So this year I decided to try my hand at canning. For my first attempts, I decided to try easy stuff: canning fruit jams and some tomatoes. Not sure if I'll can plain tomatoes or can tomato stuff like salsa, sauce, etc. This year, I'll only do recipes that can be done in a water canner. I'll leave pressure cooker canning for another time.
Earlier this summer I jumped in with that classic, strawberry jam. The recipe came from The Art of Preserving.
It's a beautiful book. It's got a good number of recipes, but it's certainly not a treasure trove of recipes. There is also the occasional non-canning recipe sprinkled throughout the book; these recipes incorporate the end products of some of the preserve recipes.
I borrowed this book from the library. I might use it again, but for now I'm relying on the classic Ball Complete Book of Home Preserving (just received my very own copy, courtesy of Kevin, in the mail today!). This book seems to be the basic bible for canners and it's certainly a good choice for beginners.
Anyway, back to my jam. The recipe called for strawberries, of course, but it also called for some cherries, all of which I got at the local farmers' market. Maybe the cherries are to add some tartness?
Then I chopped up the strawberries:
Pitted and roughly chopped the cherries.
I think I then added the sugar, but I definitely let the fruit sit overnight in the fridge.
Added some lemon juice along the way:
No pectin in this recipe, as was the case with many of the recipes in this cookbook. There's also instructions for making your own pectin, but it strikes me as too time consuming to be worth the effort.
Put the fruit/sugar/lemon juice mixture on to heat:
Brought it to a full rolling boil:
Filled clean, sterilized jars and left them to cool overnight:
Cooled and labelled the next day:
I ended up with fewer jars than the recipe states. I think that's mainly due to the fact that I cooked the stuff for way longer than the recipe called for. It said about 10 minutes or until it thickens. Well, it took a lot longer to thicken than 10 minutes. And it never did pass a gel test successfully, but I wasn't going to cook it forever so I called it quits at 45 minutes.
Taste test!
Thumbs up! It was a little runny, but it worked as jam and I did like the taste. I like getting a bite of cherry mixed in there with the strawberry.

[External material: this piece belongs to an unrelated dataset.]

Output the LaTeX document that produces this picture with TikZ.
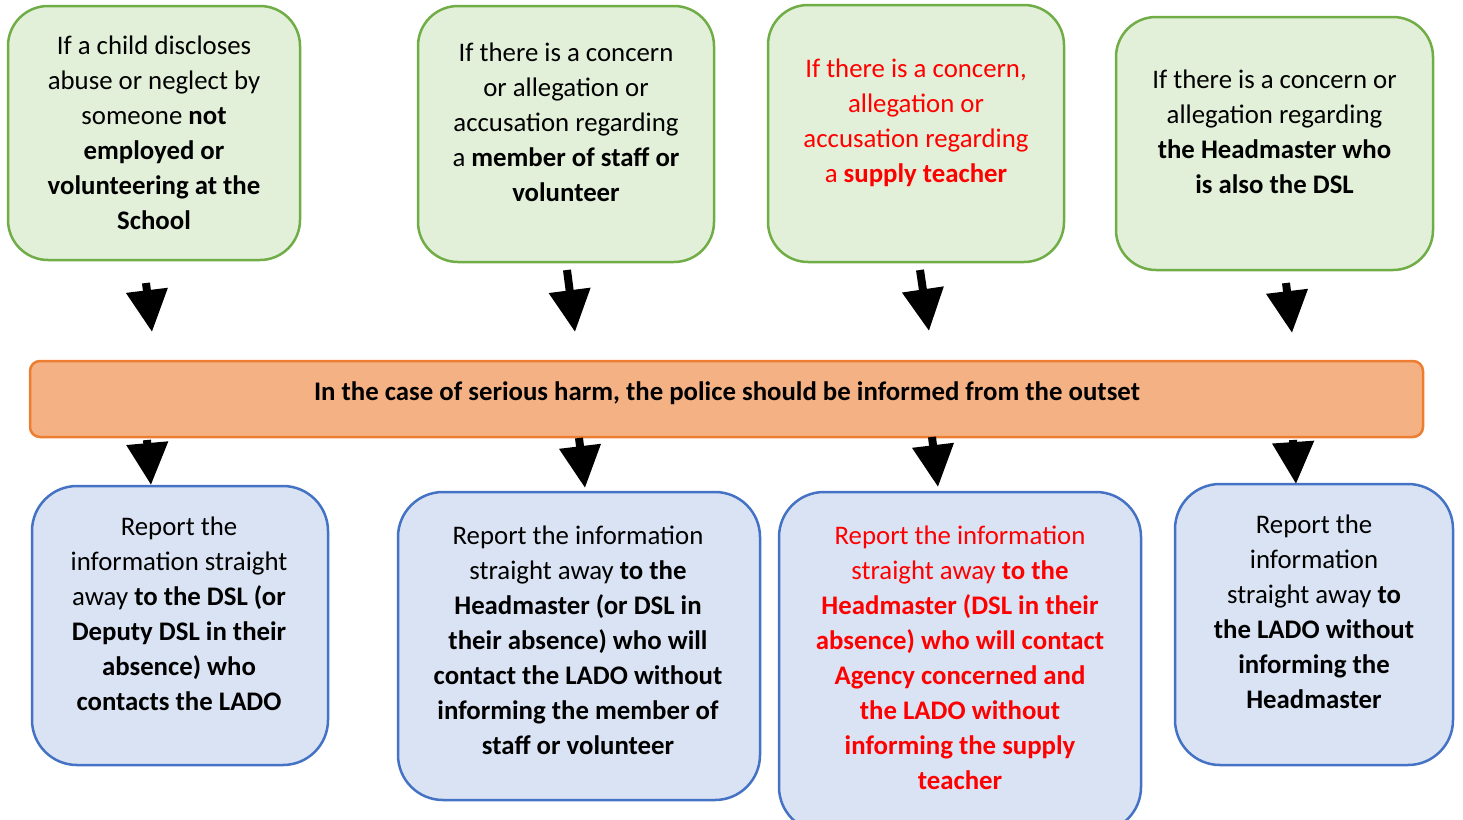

That's one of the reasons why I started with jams; they're pretty forgiving. I made a plum jam from that same book and it didn't set well. It's a lousy jam, but it's a nice plum syrup for ice cream and the like. I'm thinking of using it in a coffee cake or cheesecake.
Since these first jams (the strawberry and the less successful plum), I've used the Ball book and made:
- mixed berry jam - forget what berries were in this; used the small batch of pectin to make a couple of jars of jam; it was good
- orange plum jam - haven't tasted this yet; it uses orange zest and optional orange liqueur (for which I opted)
- mango blackberry jam - haven't tasted this yet either (I can only eat so much jam, people); the recipe called for blueberry, but blueberries were past so I went with what was available, blackberries
- peach jam - a couple of batches; made one batch with liquid pectin; not sure I like the liquid pectin; the recipe with the liquid pectin used the same amount of peaches, but ~2 cups more sugar; also, the only time I got floating fruit was with the liquid pectin, although the last couple of jars I filled floated less; maybe the thing to do is to let it sit a couple of minutes before filling jars; I like the end result of the powdered pectin peach jam much better than the one that uses the liquid pectin
- golden plum jam - haven't tasted this yet either
Tomatoes are coming in now so I'll have those to try soon. Maybe this weekend. Many of the tomato recipes call for a food mill or the like, which I did not have...until today! I got this one on ebay (that link will rot soon) and it arrived today.
I looked for an old one (in red, of course) bc I did not like the looks of new ones. See that handle? That kind of handle drives me nuts. I used a spatula with a handle like that to stir some jam while heating the other day and it annoyed me in a spatula. I can't imagine that it's comfortable to hold on to that while trying to push tomatoes through the mill. Plus, I expect the old one to last longer than the new one. Now that I have the mill, I no longer have any excuses to avoid canning tomato stuff.